Sunday, September 10, 2006

The U.S. Does Torture

Pres. Bush has unequivocally stated that the United States does not practice torture:

I want to be absolutely clear with our people, and the world: The United States does not torture. It's against our laws, and it's against our values. I have not authorized it -and I will not authorize it.

The Minnesota Monitor disagrees, in a post titled: "You're Wrong, Mr. President, the US Does Torture":

Yesterday the President admitted that the CIA had secret prisons overseas. Yet in nearly the same breath he said, "The US does not torture. I have not authorized it and I will not" -- a refrain that he has repeated before.

Funny thing: There are many other sources with excellent credentials that say just the opposite, including The International Red Cross, Amnesty International, Human Rights Watch,, and The Guardian.

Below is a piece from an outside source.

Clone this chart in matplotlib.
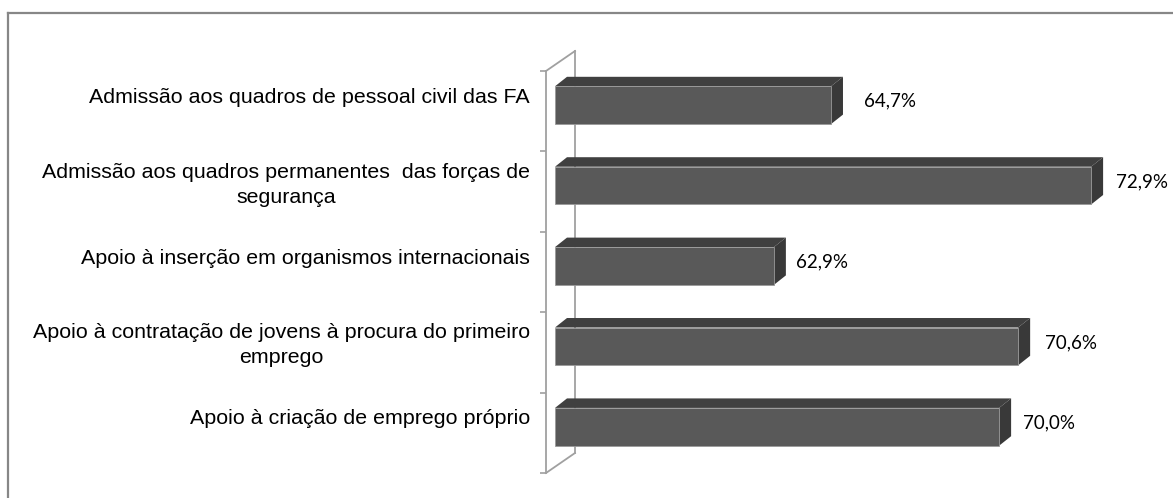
import matplotlib
matplotlib.use("Agg")
import matplotlib.pyplot as plt
from matplotlib.patches import Polygon
from matplotlib.lines import Line2D
import numpy as np

categories = [
    "Admissão aos quadros de pessoal civil das FA",
    "Admissão aos quadros permanentes  das forças de\nsegurança",
    "Apoio à inserção em organismos internacionais",
    "Apoio à contratação de jovens à procura do primeiro\nemprego",
    "Apoio à criação de emprego próprio",
]
values = [64.7, 72.9, 62.9, 70.6, 70.0]
value_labels = ["64,7%", "72,9%", "62,9%", "70,6%", "70,0%"]
x_min, x_max = 56, 74

W, H, DPI = 1173, 498, 100
fig = plt.figure(figsize=(W / DPI, H / DPI), dpi=DPI)
fig.patch.set_facecolor("white")

ax = fig.add_axes([546 / W, 25 / H, 571 / W, 402 / H])
ax.set_xlim(x_min, x_max)
ax.set_ylim(len(categories) - 0.5, -0.5)
ax.patch.set_alpha(0)
for s in ["top", "right", "bottom"]:
    ax.spines[s].set_visible(False)
ax.spines["left"].set_color("#a0a0a0")
ax.spines["left"].set_linewidth(1.3)
ax.set_xticks([])
ax.set_yticks(np.arange(-0.5, len(categories), 1.0))
ax.set_yticklabels([])
ax.tick_params(axis="y", length=4, color="#a0a0a0", width=1.2)

# 3D geometry (pixels): wall depth vector, bar front offset, bar depth
wall_d = np.array([29.0, 20.0])
bar_front = np.array([9.0, 6.0])
bar_d = np.array([12.0, 9.5])
bar_h = 0.47

front_col = "#595959"
top_col = "#404040"
side_col = "#393939"
wall_col = "#a0a0a0"

T = ax.transData
ys = np.arange(len(categories))

# wall (back line and diagonals)
p_top = T.transform((x_min, -0.5))
p_bot = T.transform((x_min, len(categories) - 0.5))
wall_pts = [
    [p_top, p_top + wall_d],
    [p_bot, p_bot + wall_d],
    [p_top + wall_d, p_bot + wall_d],
]
for seg in wall_pts:
    seg = np.array(seg)
    fig.add_artist(Line2D(seg[:, 0], seg[:, 1], transform=None,
                          color=wall_col, lw=1.3, zorder=1))

for y, v in zip(ys, values):
    tl = T.transform((x_min, y - bar_h / 2)) + bar_front
    tr = T.transform((v, y - bar_h / 2)) + bar_front
    br = T.transform((v, y + bar_h / 2)) + bar_front
    bl = T.transform((x_min, y + bar_h / 2)) + bar_front
    top = Polygon([tl, tr, tr + bar_d, tl + bar_d], closed=True,
                  transform=None, facecolor=top_col, edgecolor="none", zorder=3)
    side = Polygon([tr, br, br + bar_d, tr + bar_d], closed=True,
                   transform=None, facecolor=side_col, edgecolor="none", zorder=3)
    front = Polygon([tl, tr, br, bl], closed=True, transform=None,
                    facecolor=front_col, edgecolor="#9a9a9a", lw=0.6, zorder=4)
    for p in (top, side, front):
        fig.add_artist(p)

label_dx = [42, 34, 31, 36, 33]
for y, v, lab, dx in zip(ys, values, value_labels, label_dx):
    ax.annotate(lab, xy=(v, y), xycoords="data", xytext=(dx, 10),
                textcoords="offset pixels", ha="left", va="center",
                fontsize=13.5, family="Lato", color="#000000",
                annotation_clip=False)

for y, cat in zip(ys, categories):
    n_lines = cat.count("\n") + 1
    dy = 14 - 7 * (n_lines - 1)
    ax.annotate(cat, xy=(x_min, y), xycoords="data", xytext=(-16, dy),
                textcoords="offset pixels", ha="right", va="center",
                multialignment="center", fontsize=15.4,
                family="Liberation Sans", color="#000000",
                annotation_clip=False, linespacing=1.4)

# outer frame (left and top edges visible)
fx = 7.5 / W
fy = (H - 13) / H
fig.add_artist(Line2D([fx, fx], [0, fy], transform=fig.transFigure,
                      color="#878787", lw=1.6))
fig.add_artist(Line2D([fx, 1], [fy, fy], transform=fig.transFigure,
                      color="#878787", lw=1.6))

fig.savefig("out.png", dpi=DPI, facecolor="white")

One more name to add to the list is Dr. Stephen Miles, a University of Minnesota bioethicist who this year published Oath Betrayed: Torture, Medical Complicity and the War on Terror, which "explores the role of military physicians in aiding and abetting abuse and torture at U.S. detention facilities in Iraq, Afghanistan, and Guantamano" (American Prospect).

The book has been featured in TIME magazine, and Dr. Miles has been interviewed on NPR and MPR, and by The American Prospect. Reviews and mentions have also appeared in the International Herald Tribune, the LA Times, and numerous other publications. In addition, his article entitled "Medical Oaths Betrayed" was published in June in the Washington Post.

If all voices were equal, we could stand Dr. Miles and the President on the same stage and grill them both. One difference: Dr. Miles has done his homework. Mr. Bush has not.